The Fine Art of Knitting in Meetings

Sadly, I am inspired to write this because I have no knitting to take with me to a meeting later today. It’s not that I have no knitting, just that I have no meeting knitting. And that realization led me to the thought that perhaps I might try to sum up what I’ve learned over the years about effective strategies for knitting in meetings. It all boils down to a few simple rules.

1. Speak up early and intelligently. The best way to keep people from resenting your knitting or viewing it as a distraction is to make it clear from the get-go that you are fully engaged with the non-knitting activity at hand. When I bring my knitting to a meeting, I carefully look for an opportunity to contribute a worthwhile idea or comment early on. Help those around you realize that knitting does not limit your ability to participate.
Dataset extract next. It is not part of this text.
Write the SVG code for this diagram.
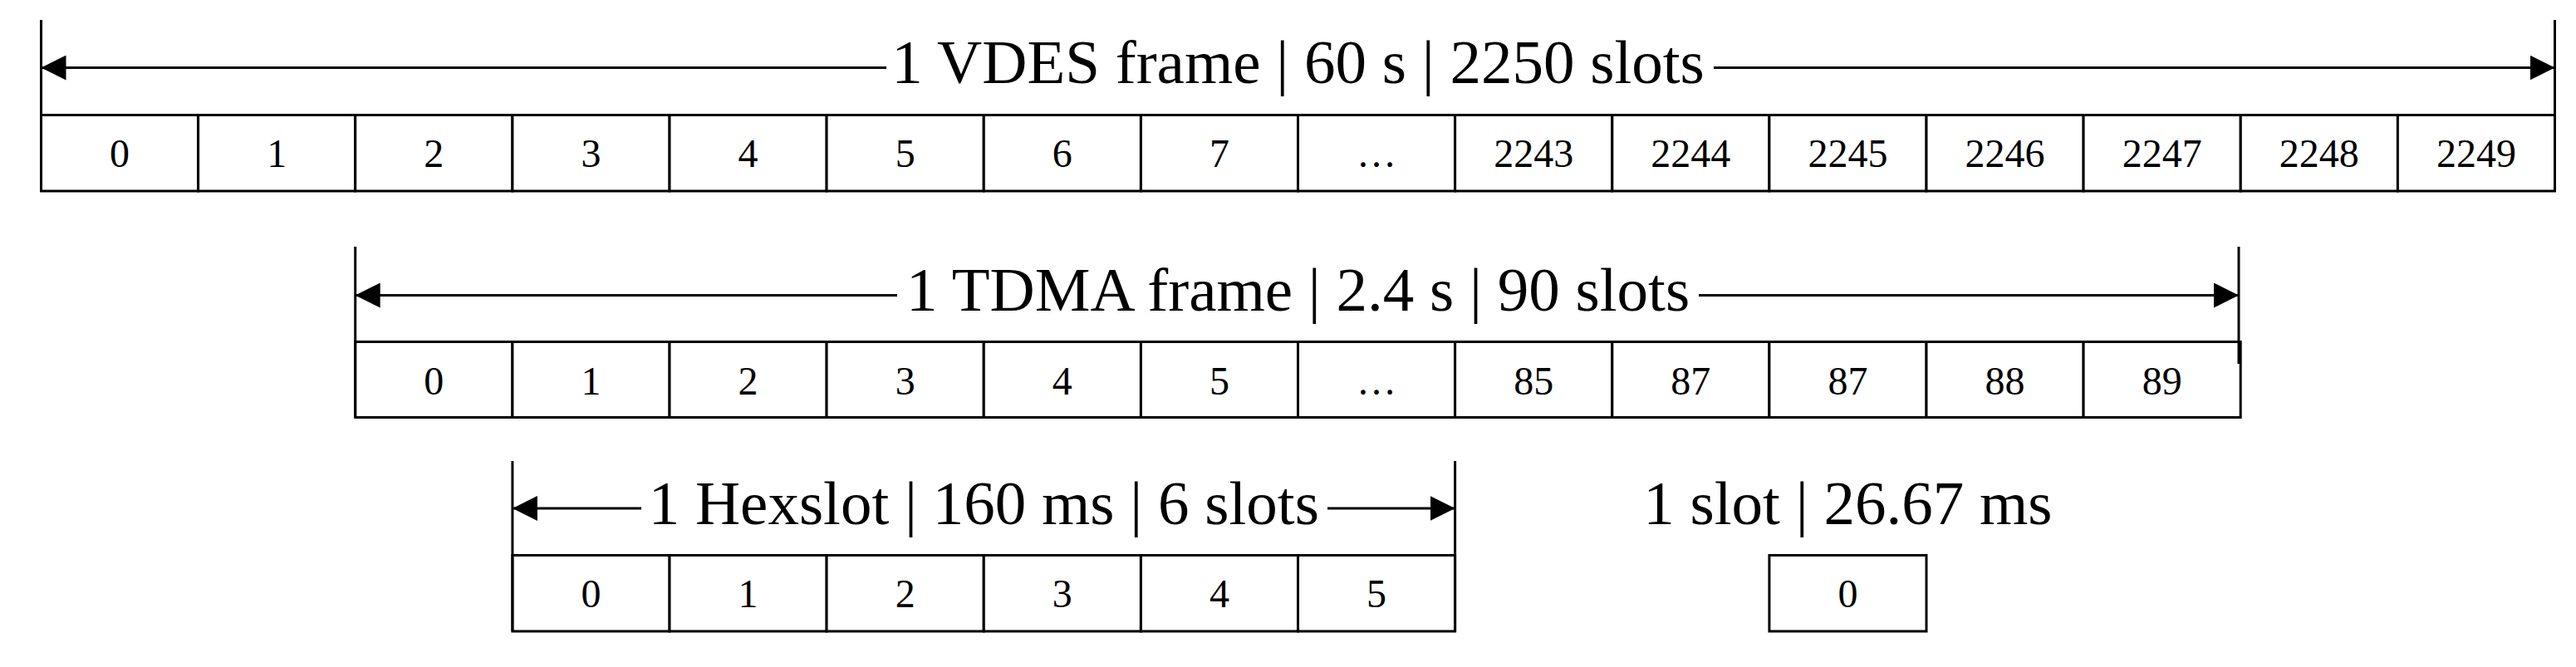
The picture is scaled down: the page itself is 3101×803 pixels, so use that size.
<svg xmlns="http://www.w3.org/2000/svg" width="3101" height="803" viewBox="0 0 3101 803">
<defs>
<style>
.cell{fill:#fff;stroke:#000;stroke-width:3}
.num{font-family:"Liberation Serif","Times New Roman",serif;font-size:48px;fill:#000;text-anchor:middle}
.lbl{font-family:"Liberation Serif","Times New Roman",serif;font-size:75px;fill:#000;text-anchor:middle}
.tick{stroke:#000;stroke-width:3;fill:none}
.arr{stroke:#000;stroke-width:3;fill:none}
.arrS{marker-start:url(#ah)}
.arrE{marker-end:url(#ah)}
</style>
<marker id="ah" markerUnits="userSpaceOnUse" markerWidth="30" markerHeight="30" refX="30" refY="15" orient="auto-start-reverse">
<path d="M0,0 L30,15 L0,30 Z" fill="#000"/>
</marker>
</defs>
<rect width="3101" height="803" fill="#fff"/>

<g id="vdes-frame">
<g id="vdes-cells">
<rect class="cell" x="49.5" y="138.5" width="189.1" height="91.5"/><text class="num" x="144" y="201">0</text>
<rect class="cell" x="238.6" y="138.5" width="189.1" height="91.5"/><text class="num" x="333.2" y="201">1</text>
<rect class="cell" x="427.7" y="138.5" width="189.1" height="91.5"/><text class="num" x="522.3" y="201">2</text>
<rect class="cell" x="616.9" y="138.5" width="189.1" height="91.5"/><text class="num" x="711.4" y="201">3</text>
<rect class="cell" x="806" y="138.5" width="189.1" height="91.5"/><text class="num" x="900.6" y="201">4</text>
<rect class="cell" x="995.1" y="138.5" width="189.1" height="91.5"/><text class="num" x="1089.7" y="201">5</text>
<rect class="cell" x="1184.3" y="138.5" width="189.1" height="91.5"/><text class="num" x="1278.8" y="201">6</text>
<rect class="cell" x="1373.4" y="138.5" width="189.1" height="91.5"/><text class="num" x="1467.9" y="201">7</text>
<rect class="cell" x="1562.5" y="138.5" width="189.1" height="91.5"/><text class="num" x="1657.1" y="201">…</text>
<rect class="cell" x="1751.6" y="138.5" width="189.1" height="91.5"/><text class="num" x="1846.2" y="201">2243</text>
<rect class="cell" x="1940.8" y="138.5" width="189.1" height="91.5"/><text class="num" x="2035.3" y="201">2244</text>
<rect class="cell" x="2129.9" y="138.5" width="189.1" height="91.5"/><text class="num" x="2224.4" y="201">2245</text>
<rect class="cell" x="2319" y="138.5" width="189.1" height="91.5"/><text class="num" x="2413.6" y="201">2246</text>
<rect class="cell" x="2508.1" y="138.5" width="189.1" height="91.5"/><text class="num" x="2602.7" y="201">2247</text>
<rect class="cell" x="2697.3" y="138.5" width="189.1" height="91.5"/><text class="num" x="2791.8" y="201">2248</text>
<rect class="cell" x="2886.4" y="138.5" width="189.1" height="91.5"/><text class="num" x="2981" y="201">2249</text>
</g>
<text class="lbl" x="1562.5" y="100">1 VDES frame | 60 s | 2250 slots</text>
</g>

<g id="tdma-frame">
<g id="tdma-cells">
<rect class="cell" x="427.7" y="411.5" width="189.1" height="91"/><text class="num" x="522.3" y="475">0</text>
<rect class="cell" x="616.9" y="411.5" width="189.1" height="91"/><text class="num" x="711.4" y="475">1</text>
<rect class="cell" x="806" y="411.5" width="189.1" height="91"/><text class="num" x="900.6" y="475">2</text>
<rect class="cell" x="995.1" y="411.5" width="189.1" height="91"/><text class="num" x="1089.7" y="475">3</text>
<rect class="cell" x="1184.3" y="411.5" width="189.1" height="91"/><text class="num" x="1278.8" y="475">4</text>
<rect class="cell" x="1373.4" y="411.5" width="189.1" height="91"/><text class="num" x="1467.9" y="475">5</text>
<rect class="cell" x="1562.5" y="411.5" width="189.1" height="91"/><text class="num" x="1657.1" y="475">…</text>
<rect class="cell" x="1751.6" y="411.5" width="189.1" height="91"/><text class="num" x="1846.2" y="475">85</text>
<rect class="cell" x="1940.8" y="411.5" width="189.1" height="91"/><text class="num" x="2035.3" y="475">87</text>
<rect class="cell" x="2129.9" y="411.5" width="189.1" height="91"/><text class="num" x="2224.4" y="475">87</text>
<rect class="cell" x="2319" y="411.5" width="189.1" height="91"/><text class="num" x="2413.6" y="475">88</text>
<rect class="cell" x="2508.1" y="411.5" width="189.1" height="91"/><text class="num" x="2602.7" y="475">89</text>
</g>
<text class="lbl" x="1562.5" y="374">1 TDMA frame | 2.4 s | 90 slots</text>
</g>

<g id="hexslot">
<g id="hexslot-cells">
<rect class="cell" x="616.9" y="668.5" width="189.1" height="91.5"/><text class="num" x="711.4" y="731">0</text>
<rect class="cell" x="806" y="668.5" width="189.1" height="91.5"/><text class="num" x="900.6" y="731">1</text>
<rect class="cell" x="995.1" y="668.5" width="189.1" height="91.5"/><text class="num" x="1089.7" y="731">2</text>
<rect class="cell" x="1184.3" y="668.5" width="189.1" height="91.5"/><text class="num" x="1278.8" y="731">3</text>
<rect class="cell" x="1373.4" y="668.5" width="189.1" height="91.5"/><text class="num" x="1467.9" y="731">4</text>
<rect class="cell" x="1562.5" y="668.5" width="189.1" height="91.5"/><text class="num" x="1657.1" y="731">5</text>
</g>
<text class="lbl" x="1184.3" y="631">1 Hexslot | 160 ms | 6 slots</text>
</g>

<g id="single-slot">
<rect class="cell" x="2129.9" y="668.5" width="189.1" height="91.5"/><text class="num" x="2224.4" y="731">0</text>
<text class="lbl" x="2224.4" y="631">1 slot | 26.67 ms</text>
</g>

<g id="connectors">
<line class="tick" x1="49.5" y1="24" x2="49.5" y2="230"/>
<line class="tick" x1="3075.5" y1="24" x2="3075.5" y2="230"/>
<line class="arr arrS" x1="49.5" y1="81.5" x2="1067" y2="81.5"/>
<line class="arr arrE" x1="2063" y1="81.5" x2="3075.5" y2="81.5"/>

<line class="tick" x1="427.7" y1="297" x2="427.7" y2="502"/>
<line class="tick" x1="2695" y1="297" x2="2695" y2="438"/>
<line class="arr arrS" x1="427.7" y1="355.5" x2="1080" y2="355.5"/>
<line class="arr arrE" x1="2045" y1="355.5" x2="2695" y2="355.5"/>

<line class="tick" x1="616.9" y1="555" x2="616.9" y2="760"/>
<line class="tick" x1="1751.6" y1="555" x2="1751.6" y2="760"/>
<line class="arr arrS" x1="616.9" y1="612" x2="772" y2="612"/>
<line class="arr arrE" x1="1598" y1="612" x2="1751.6" y2="612"/>
</g>
</svg>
2. Keep it simple. Meeting knitting is knitting that involves little (preferably no) referring back to patterns or counting of stitches. Needles and yarn in hand can blend into the background–a stitch dictionary, multiple pages of notes, row counters and the like will draw unwanted attention. If the only projects you’re currently working on (my sad situation) are complex, leave them at home.

3. Share the space. Be sure your knitting project is small enough that you’re not spilling over into others’ territory. One of the miseries of meetings is the way they force us to sit packed together in unfortunately small spaces. Don’t let your knitting contribute to anyone else’s suffering.

4. No tinking. The minute you realize you’ve made a mistake, put you knitting aside. You’ve gone from knitting to problem-solving—and problem-solving on a secondary topic is going to interfere with participating in the work at hand.

5. Don’t be flashy. Certain kinds of knitting—socks on multiple double-points, for example, or colorwork involving several balls of yarn—can be particularly attention-getting for non-knitters, even if you have them mastered and don’t need to refer to patterns and the like (see 2). Remember, you knit because knitting is fascinating, but you don’t want to fascinate anyone else when there’s other work at hand.

By actively pursuing 1 and staying mindful of 2, 3, 4 and 5, I’ve been able to comfortably integrate my knitting into workplace settings.

What about you? Any suggestions for subtly and effectively integrating our obsession into workplace and organizational settings? Successes you’d like to share? Horror stories we can groan over together?